Ergeben stieg er ins Wasser, bereit, das mühsame Leben eines Kachelzählers wieder aufzunehmen. Von diesem Moment an beherrschte nur noch ein Gedanke seinen athletischen Körper: Sich den Lebenstraum zu erfüllen, Gold bei den Olympischen Spielen in Barcelona. „Man kann nicht jeden Traum verwirklichen“, sagt Pablo mit den zärtlichen Augen. „Was zählt, ist, daß man es versucht.“ Einmal noch wollte er alles. „Ich muß sehen, was ein 27jähriger nach drei Jahren Pause noch kann.“ Er sah, und was er sah, gefiel ihm. Sein Comeback bei den US- Olympiaausscheidungen 1992 wurde zum Triumphzug: Als Sieger stieg er aus dem Pool wie Phönix aus der Asche. Von da an wußte er: In Barcelona geht es einzig um Gold.
Nur mühsam konnte er seine Rührung verbergen, als ihm die Medaille umgehängt wurde und seine Nationalhymne erklang. The star spangled banner — der Kloß im Hals wurde immer dicker. Dreimal mußte er heftig schlucken, um seine Ergriffenheit niederzuringen. Verschämt strich er sich mit dem Trockenblumenstrauß durchs Gesicht, dessen Züge zu entgleisen drohten. Einer wie er muß wohl von Natur aus dicht am Wasser gebaut haben.
Kaum fiel der Vorhang, eilte er zum nächsten Akt ans Telefon. „Papi“, schrie er, „Papi, Papi, es ist vollbracht. Ist das alles schrecklich. Papi, Papi, ich liebe dich so. Ich komme bald nach Hause.“ Ein herzzerreißendes Schluchzen schüttelte seinen muskulösen Körper. Ganz dicht ringelte sich der Olympiasieger um den Hörer, liebkoste ihn und begann, bitterlich zu weinen. So laut, daß die Reporter, die leicht beschämt die Szene verfolgten, es mit Sicherheit hören konnten, und alles aufschrieben.

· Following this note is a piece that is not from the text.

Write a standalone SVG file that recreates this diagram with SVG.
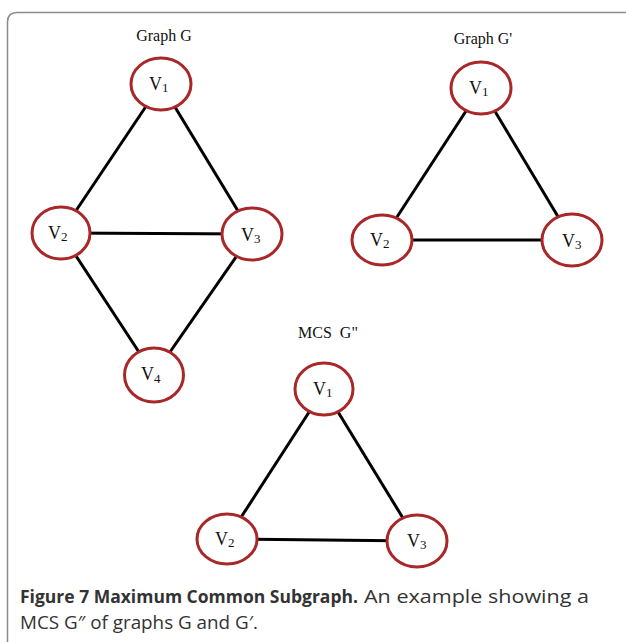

Pablos Vater indes sprang auf, um zu seinem Sohn zu eilen. Denn Paps Morales war in Wahrheit nur 200 Meter entfernt, als Gast beim US- Fernsehsender NBC. Er durfte die Kitschkomödie vom Logenplatz aus genießen. Wir jedoch können sicher sein, auch wenn es noch nicht publik ist: der Sieg, das Gold, die Tränen, sie sind bestimmt für die tote Mama.